Tuesday, June 29, 2010
Iceberg Salad and Cumin Spiced Prawns
For a fresh summer salad with a little bit of spice and heat - try this delicious (and very healthy) salad.
You will need (serves 2)
10-12 jumbo prawns (uncooked)
3/4 head of iceberg lettuce (washed and coarsely chopped)

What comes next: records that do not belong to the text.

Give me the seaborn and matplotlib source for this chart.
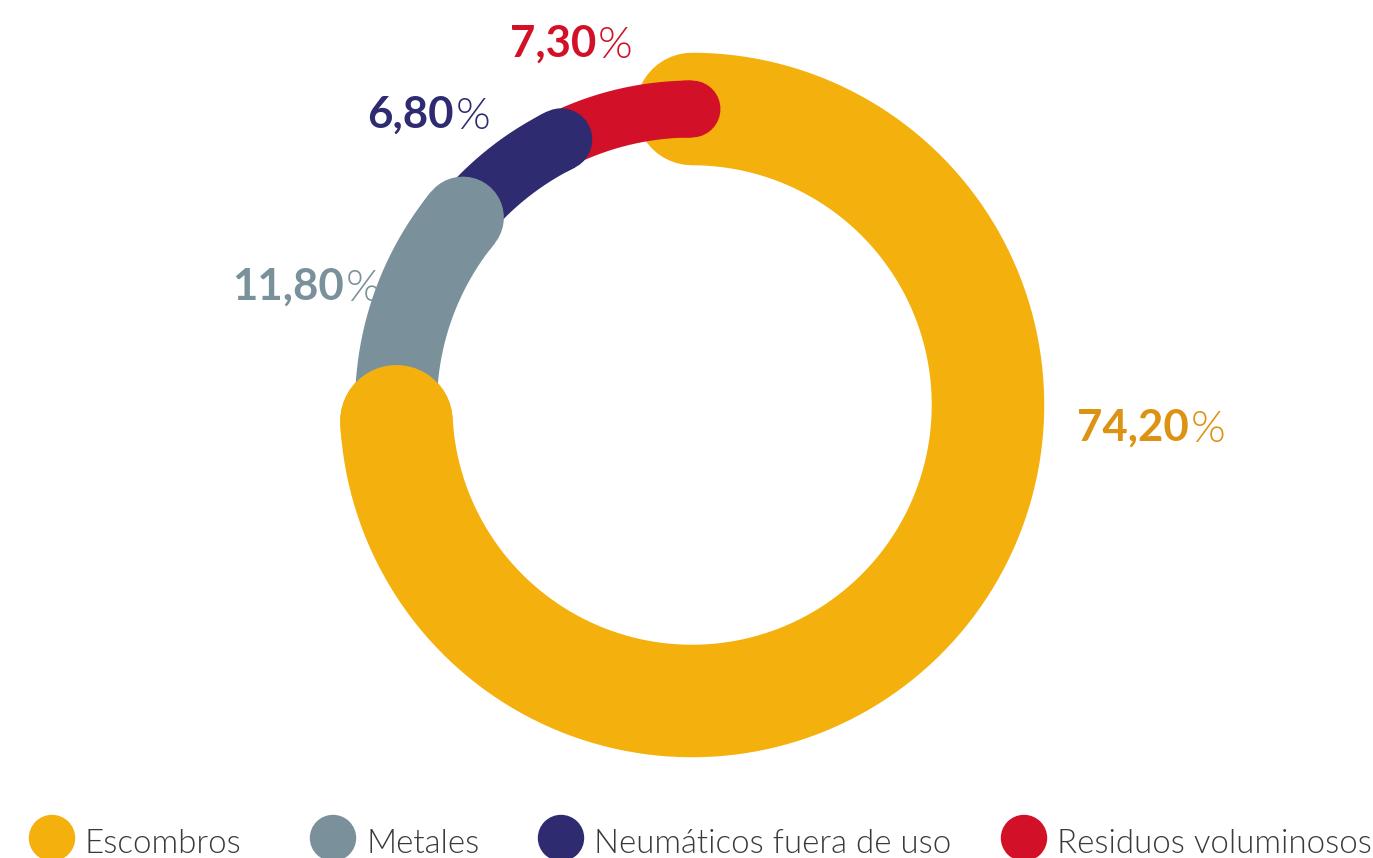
import numpy as np
import matplotlib
matplotlib.use("Agg")
import matplotlib.pyplot as plt
import seaborn as sns
from matplotlib.patches import Ellipse

# datos
categorias = ["Escombros", "Metales", "Neumáticos fuera de uso", "Residuos voluminosos"]
porcentajes = [74.2, 11.8, 6.8, 7.3]
etiquetas = ["74,20", "11,80", "6,80", "7,30"]

colores = sns.color_palette(["#F4B00C", "#7A919B", "#2E2B70", "#D21028"])
colores_texto = ["#DC9212", "#7A919B", "#2E2B70", "#D21028"]
grosores = [81, 59, 45, 41]  # pt

sns.set_theme(style="white")
plt.rcParams["font.family"] = ["Lato", "DejaVu Sans"]

W, H = 1373, 858
fig = plt.figure(figsize=(W / 100, H / 100), dpi=100)
ax = fig.add_axes([0, 0, 1, 1])
ax.set_xlim(0, W)
ax.set_ylim(H, 0)
ax.axis("off")

cx, cy, r = 692, 405, 296


def arco(t0, t1, n=300):
    t = np.radians(np.linspace(t0, t1, n))
    return cx + r * np.cos(t), cy - r * np.sin(t)


# angulos: empieza arriba y gira en sentido horario
total = sum(porcentajes)
limites = [90]
for p in porcentajes:
    limites.append(limites[-1] - 360 * p / total)

# arcos
for i, c in enumerate(colores):
    x, y = arco(limites[i], limites[i + 1])
    cap = "round" if i == 0 else "butt"
    ax.plot(x, y, color=c, lw=grosores[i], solid_capstyle=cap, zorder=1 + i)

# extremos redondeados encima del siguiente tramo
for i, c in enumerate(colores):
    x, y = arco(limites[i + 1] + 1.5, limites[i + 1], 10)
    ax.plot(x, y, color=c, lw=grosores[i], solid_capstyle="round", zorder=10)

# etiquetas de porcentaje
pos_etiquetas = [(1077, 441), (232, 300), (367, 128), (510, 57)]
renderer = fig.canvas.get_renderer()
for (x0, y0), txt, c in zip(pos_etiquetas, etiquetas, colores_texto):
    t = ax.text(x0, y0, txt, color=c, fontsize=31.5, fontweight="bold",
                ha="left", va="baseline", zorder=20)
    bb = t.get_window_extent(renderer=renderer)
    xr = ax.transData.inverted().transform((bb.x1, bb.y0))[0]
    ax.text(xr + 2, y0 + 1, "%", color=c, fontsize=32, fontweight=300,
            ha="left", va="baseline", zorder=20)

# leyenda
pos_leyenda = [52, 333, 561, 1024]
for xc, nombre, c in zip(pos_leyenda, categorias, colores):
    ax.add_patch(Ellipse((xc, 838), 45, 45, color=c, zorder=20, clip_on=False))
    ax.text(xc + 33, 853, nombre, color="#3a3a3a", fontsize=23.8,
            fontweight=300, ha="left", va="baseline")

fig.savefig("out.png", dpi=100)
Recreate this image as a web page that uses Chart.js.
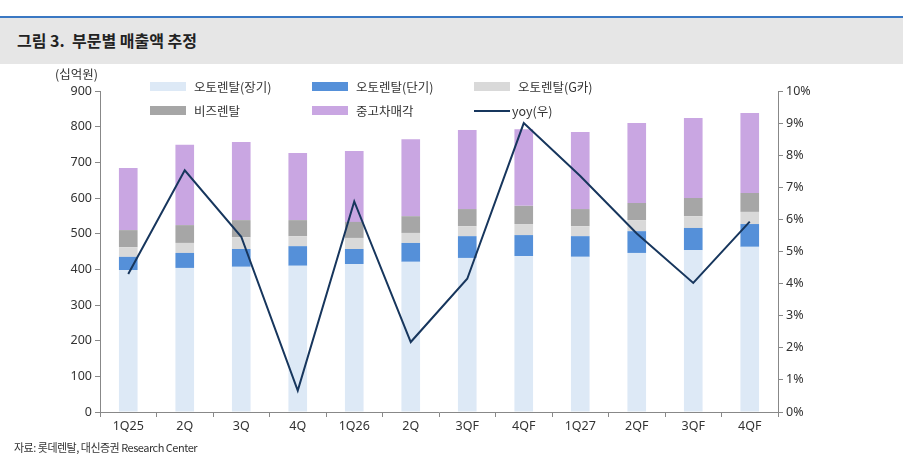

1 chopped red onion (optional)
10 cherry tomatoes (cut in half)
1-2 tbsp cumin
Salt and Pepper
1 tbsp lemon juice
White vinegar
EVOO
In a small bowl, mix your shrimp (peeled) with your cumin spice, the lemon juice and some salt and pepper. Let mixture marinade for about 30 minutes. In the meantime - add your chopped iceberg lettuce into a large mixing bowl with your chopped tomatoes and onions (if you chose to use them). In a fry pan, heat up a tbsp of EVOO and add your spiced prawns. Cook on both sides until they have turned pink (as soon as they are pink they are ready - any longer and you will over cook them). Mix your salad with some white vinegar, salt, pepper and EVOO (taste after mixing to determine if you need more of a certain ingredient). Plate each salad and top with 5-6 prawns - serve & enjoy!